Il est d’abord une victime C’est ce qu’il s’est passé au Vietnam avec l’utilisation de l’Agent Orange. Il peut aussi être le détonateur d’un conflit, et c’est quelque chose de récent qui ne se formulait pas ainsi il y a encore 20 ans. Ce sont typiquement les conflits qui sont déclenchés pour l’accaparement de ressources naturelles.
Enfin, l’environnement peut être considéré comme une arme – aussi pour exercer une sorte de chantage. C’est par exemple ce qui s’est produit lorsque les soldats Irakiens ont décidé de brûler des puits de pétrole pendant la première guerre du Golfe. En 1976, les Nations Unies ont adopté la Convention ENMOD — sur l’interdiction d’utiliser des techniques de modifications de l’environnement à des fins militaires. Et depuis 2001, les Nations Unies ont décidé d’accorder à ce phénomène une journée mondiale, le 6 novembre…moins connu que le 8 mars …
Q. (Heïdi News) : Le nerf de la guerre n’est pas toujours affaire de hautes technologies. Il y a la maîtrise de l’eau, de l’électricité, la dimension psychologique…

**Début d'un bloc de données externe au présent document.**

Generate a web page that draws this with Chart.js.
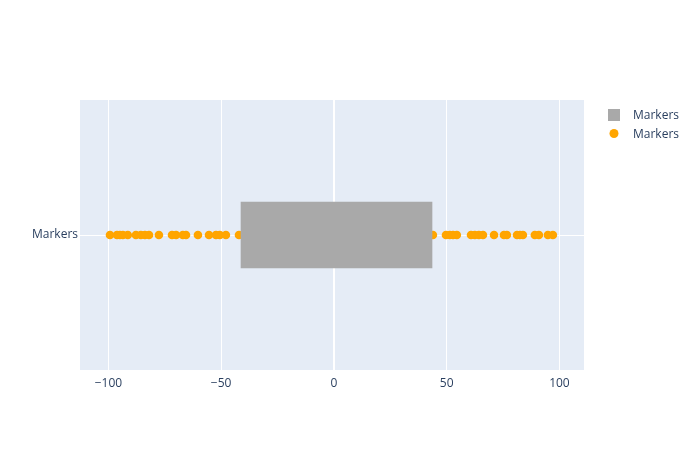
<!DOCTYPE html>
<html><head><meta charset="utf-8">
<script src="https://cdn.jsdelivr.net/npm/chart.js@4/dist/chart.umd.min.js"></script>
<style>html,body{margin:0;padding:0;background:#fff}#wrap{width:700px;height:450px}</style>
</head><body><div id="wrap"><canvas id="c" width="700" height="450"></canvas></div>
<script>
const categories = ["Markers"];
const barLabel = "Markers";
const barRange = [-41.2, 43.5];
const markerLabel = "Markers";
const markerValues = [-99.3, -96.2, -94.9, -93.6, -91.4, -87.8, -85.6, -83.8, -82.0, -77.6,
  -71.8, -70.0, -67.0, -65.6, -60.3, -55.4, -52.3, -50.6, -47.9, -42.1,
  43.9, 49.7, 51.4, 52.8, 54.5, 60.8, 62.5, 64.3, 66.1, 71.0,
  75.4, 76.7, 81.2, 82.5, 83.8, 89.1, 90.9, 94.9, 97.1];
const xTicks = [-100, -50, 0, 50, 100];
const xMin = -112.6, xMax = 110.9;

const FONT = "'Open Sans', 'Noto Sans', sans-serif";
const TXT = "#2a3f5f";
const BAR_COLOR = "#a9a9a9";
const MARK_COLOR = "#ffa500";

const bgPlugin = {
  id: 'bg',
  beforeDraw(chart) {
    const a = chart.chartArea, ctx = chart.ctx;
    ctx.save();
    ctx.fillStyle = "#e5ecf6";
    ctx.fillRect(a.left, a.top, a.right - a.left, a.bottom - a.top);
    ctx.restore();
  }
};
const legendPlugin = {
  id: 'customLegend',
  afterDraw(chart) {
    const ctx = chart.ctx;
    ctx.save();
    ctx.font = "12px " + FONT;
    ctx.textBaseline = "middle";
    ctx.textAlign = "left";
    ctx.fillStyle = BAR_COLOR;
    ctx.fillRect(608, 109, 12, 12);
    ctx.fillStyle = TXT;
    ctx.fillText(chart.data.datasets[0].label, 633, 115.5);
    ctx.fillStyle = MARK_COLOR;
    ctx.beginPath(); ctx.arc(614, 133.5, 4.5, 0, Math.PI * 2); ctx.fill();
    ctx.fillStyle = TXT;
    ctx.fillText(chart.data.datasets[1].label, 633, 134.5);
    ctx.restore();
  }
};

new Chart(document.getElementById('c'), {
  type: 'bar',
  data: {
    labels: categories,
    datasets: [
      { type: 'bar', label: barLabel, indexAxis: 'y', data: [barRange],
        backgroundColor: BAR_COLOR, barThickness: 66, borderWidth: 0, order: 0 },
      { type: 'scatter', label: markerLabel,
        data: markerValues.map(v => ({ x: v, y: categories[0] })),
        backgroundColor: MARK_COLOR, borderWidth: 0, pointRadius: 4.3, order: 1 }
    ]
  },
  options: {
    responsive: false, animation: false, indexAxis: 'y',
    layout: { padding: { left: 0, top: 100, right: 116, bottom: 52 } },
    plugins: { legend: { display: false }, tooltip: { enabled: false } },
    scales: {
      x: {
        type: 'linear', min: xMin, max: xMax,
        afterBuildTicks(s) { s.ticks = xTicks.map(v => ({ value: v })); },
        afterFit(s) { s.height = 28; },
        grid: { color: '#ffffff', lineWidth: c => (c.tick && c.tick.value === 0) ? 2 : 1, drawTicks: false },
        border: { display: false },
        ticks: { color: TXT, font: { family: FONT, size: 12 }, padding: 6,
          callback: v => (v < 0 ? '\u2212' + Math.abs(v) : String(v)) }
      },
      y: {
        type: 'category', offset: true,
        afterFit(s) { s.width = 80; },
        grid: { color: '#ffffff', lineWidth: 1, drawTicks: false, offset: false },
        border: { display: false },
        ticks: { color: TXT, font: { family: FONT, size: 12 }, padding: 2 }
      }
    }
  },
  plugins: [bgPlugin, legendPlugin]
});
</script></body></html>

B.C. : En Afghanistan, les Américains ne s’étaient pas rendu compte tout de suite que pour avoir la maîtrise du terrain, il leur fallait disposer de vastes stocks d’eau et d’essence. Pour en revenir à l’Ukraine, contrôler une centrale nucléaire permettra aux Russes de menacer de couper l’approvisionnement électrique du territoire occupé. Comme nos sociétés sont dépendantes de l’électricité, la vulnérabilité est maximale. L’eau potable aussi est un enjeu sécuritaire en Ukraine.
Q. : En Ukraine, l’armée russe a joué, à plusieurs reprises, avec la peur chez les populations d’une catastrophe nucléaire. En évoquant l’arme atomique, ou encore en ciblant un bâtiment de la centrale de Zaporijia. C’est inédit depuis la guerre froide ?
B.C. : Avec le conflit ukrainien, c’est la première fois qu’un pays disposant d’un programme nucléaire civil est le théâtre d’un tel conflit armé. En effet, l’Ukraine a renoncé à son programme nucléaire militaire depuis le Mémorandum de Budapest de 1994. A l’époque, l’Ukraine était la troisième puissance nucléaire mondiale. Le Mémorandum introduisait pour l’Ukraine une garantie d’être défendue, en cas d’attaque, soit par les Etats-Unis, soit par le Royaume-Uni, soit par… la Russie.
Nos sociétés ne sont pas prêtes pour ce genre de conflit, ni pour la dimension psychologique qu’il revêt pour la population. Le grand public découvre que les installations nucléaires peuvent être prises pour cibles par des forces armées. En cherchant à rassurer les populations sur la sûreté, les ingénieurs ont commis l’erreur de zapper la vulnérabilité d’un réacteur sur un champ de bataille. En un sens, on peut dire que Poutine a fait davantage pour la cause anti-nucléaire en quelques jours que les militants écolos en 40 ans.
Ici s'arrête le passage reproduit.